M. Laliberté, qui est accusé de 48 infractions à la Loi sur les valeurs mobilières, a pris place dans le box des témoins mercredi, pour sa défense, et a livré un témoignage assuré durant lequel il a nié catégoriquement la totalité des infractions portées contre lui.

M. Laliberté est notamment accusé d'avoir fait des déclarations fausses et trompeuses dans des communiqués annonçant des transactions valant 150 millions de dollars avec deux petites firmes aujourd'hui disparues.

S'exprimant toute la journée avec emphase et une surabondance de détails, M. Laliberté a aussi blâmé son ancien avocat pour avoir envoyé en retard ses déclarations de transactions d'initié; son conseil d'administration pour l'avoir forcé à prendre des vacances; des courtiers en valeurs mobilières pour avoir trop recommandé Jitec.

Il en a profité pour écorcher au passage l'ancienne Commission des valeurs immobilières (remplacée depuis par l'Autorité des marchés financiers), qu'il a décrite comme dupe et incapable de freiner les desseins du millionnaire montréalais Herbert Black.

Selon M. Laliberté, Jitec a été «attaquée» par une campagne orchestrée par «trois ou quatre» personnes, dont M. Black et Yves Beaudoin (le frère du courtier Marc Beaudoin), qui ont «vendu à découvert» l'action de Jitec; vendre à découvert est une opération boursière risquée mais potentiellement payante, qui consiste à miser sur la baisse du titre.

Selon M. Laliberté, une cabale de rumeurs négatives s'est organisée à l'été 2000 contre Jitec, ourdie par des spéculateurs ayant vendu à découvert des actions de la firme, et exposés à de lourdes pertes si Jitec continuait sur sa lancée en Bourse.

«J'ai déjeûné le 28 septembre chez Herbert Black, dans sa maison de Westmount, et il m'a dit: Ton action s'en va down the drain, parce que je m'occupe qu'elle s'en aille down the drain», a raconté M. Laliberté.

Il a ajouté que M. Black a fait pression en haut lieu pour qu'une entente ferme entre Jitec et Canada Payphone, de Vancouver, ne se traduise pas en contrat formel.

Le lendemain «Black m'a demandé de lui vendre un million d'actions de Jitec à 4,50$ l'action (...) alors qu'elle était à 6,50$», a dit M. Laliberté.

Quand il a refusé, a témoigné mercredi M. Laliberté, M. Black aurait répondu: «Tu vas le regretter, je m'en vais à la CVMQ».

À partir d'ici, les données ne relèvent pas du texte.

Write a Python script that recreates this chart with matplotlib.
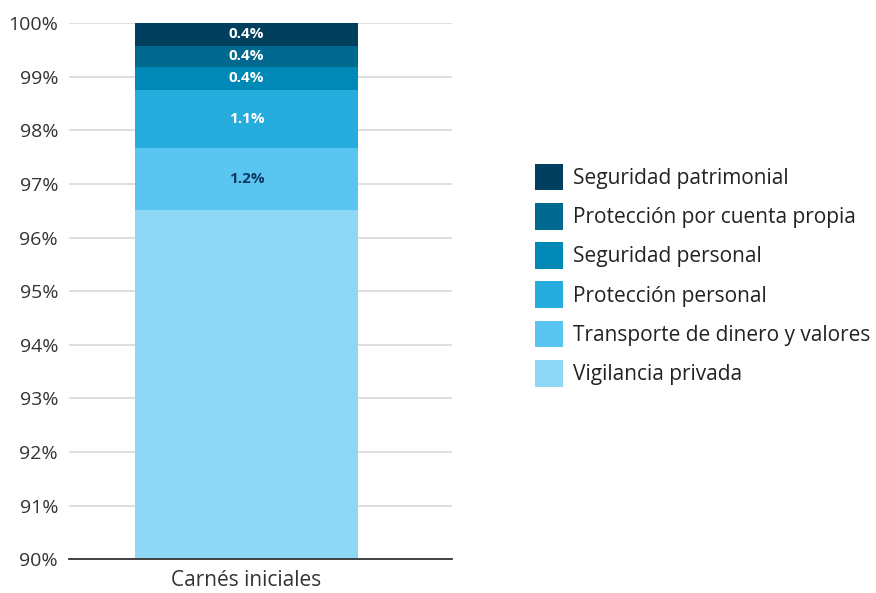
import matplotlib
matplotlib.use("Agg")
import matplotlib.pyplot as plt
from matplotlib.patches import Patch

plt.rcParams['font.family'] = ['Open Sans', 'DejaVu Sans']

# Datos (porcentaje de carnés iniciales por modalidad)
categoria = "Carnés iniciales"
modalidades = ["Vigilancia privada", "Transporte de dinero y valores", "Protección personal",
               "Seguridad personal", "Protección por cuenta propia", "Seguridad patrimonial"]
valores = [96.51, 1.16, 1.08, 0.44, 0.39, 0.42]
colores = ["#8ED8F6", "#5BC5F2", "#27ACDE", "#0089B6", "#006990", "#003F5E"]
color_texto = ["#0D3A5C", "#0D3A5C", "white", "white", "white", "white"]
yticks = [90, 91, 92, 93, 94, 95, 96, 97, 98, 99, 100]

fig = plt.figure(figsize=(8.76, 5.93), dpi=100)
ax = fig.add_axes([0.079, 0.057, 0.437, 0.904])

base = 0
for nombre, v, c, tc in zip(modalidades, valores, colores, color_texto):
    ax.bar(0, v, bottom=base, width=1.0, color=c, label=nombre, zorder=2)
    ax.text(0, base + v / 2, f"{v:.1f}%", ha="center", va="center", color=tc,
            fontsize=11, fontweight="bold", zorder=3)
    base += v

ax.set_xlim(-0.795, 0.922)
ax.set_ylim(90, 100)
ax.set_yticks(yticks)
ax.set_yticklabels([f"{t}%" for t in yticks], fontsize=14, color="#333333")
ax.set_xticks([0])
ax.set_xticklabels([categoria], fontsize=15, color="#333333")
ax.tick_params(axis="both", length=0)
ax.tick_params(axis="x", pad=8)
ax.tick_params(axis="y", pad=8)

ax.grid(axis="y", color="#D9D9D9", linewidth=1.2, zorder=0)
ax.set_axisbelow(True)
for s in ["top", "right", "left"]:
    ax.spines[s].set_visible(False)
ax.spines["bottom"].set_color("#333333")
ax.spines["bottom"].set_linewidth(1.3)
ax.spines["bottom"].set_zorder(4)

handles = [Patch(facecolor=c, label=m) for m, c in zip(modalidades, colores)][::-1]
fig.legend(handles=handles, loc="center left", bbox_to_anchor=(0.589, 0.536),
           frameon=False, fontsize=15, handlelength=1.35, handleheight=1.6,
           handletextpad=0.5, labelspacing=0.6, labelcolor="#222222")

fig.savefig("out.png", dpi=100)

Selon M. Laliberté, M. Black a aussi coulé des informations négatives sur Jitec dans les médias.

M. Black n'a pas été appelé comme témoin. Il a déjà nié les accusations de M. Laliberté, mais ne se cache pas d'avoir vendu à découvert l'action de Jitec, parce qu'il avait des doutes sur les annonces faites par la firme.

L'ex-président de Canada Payphone, Bruce Clark, a dit dans son témoignage récent qu'il avait été «furieux» en août 2000, en lisant le communiqué de presse de Jitec annonçant comme une «transaction» de 105 millions ce qui était une simple entente de principe.

Le procès se poursuit ce matin (jeudi) avec le contre-interrogatoire de M. Laliberté.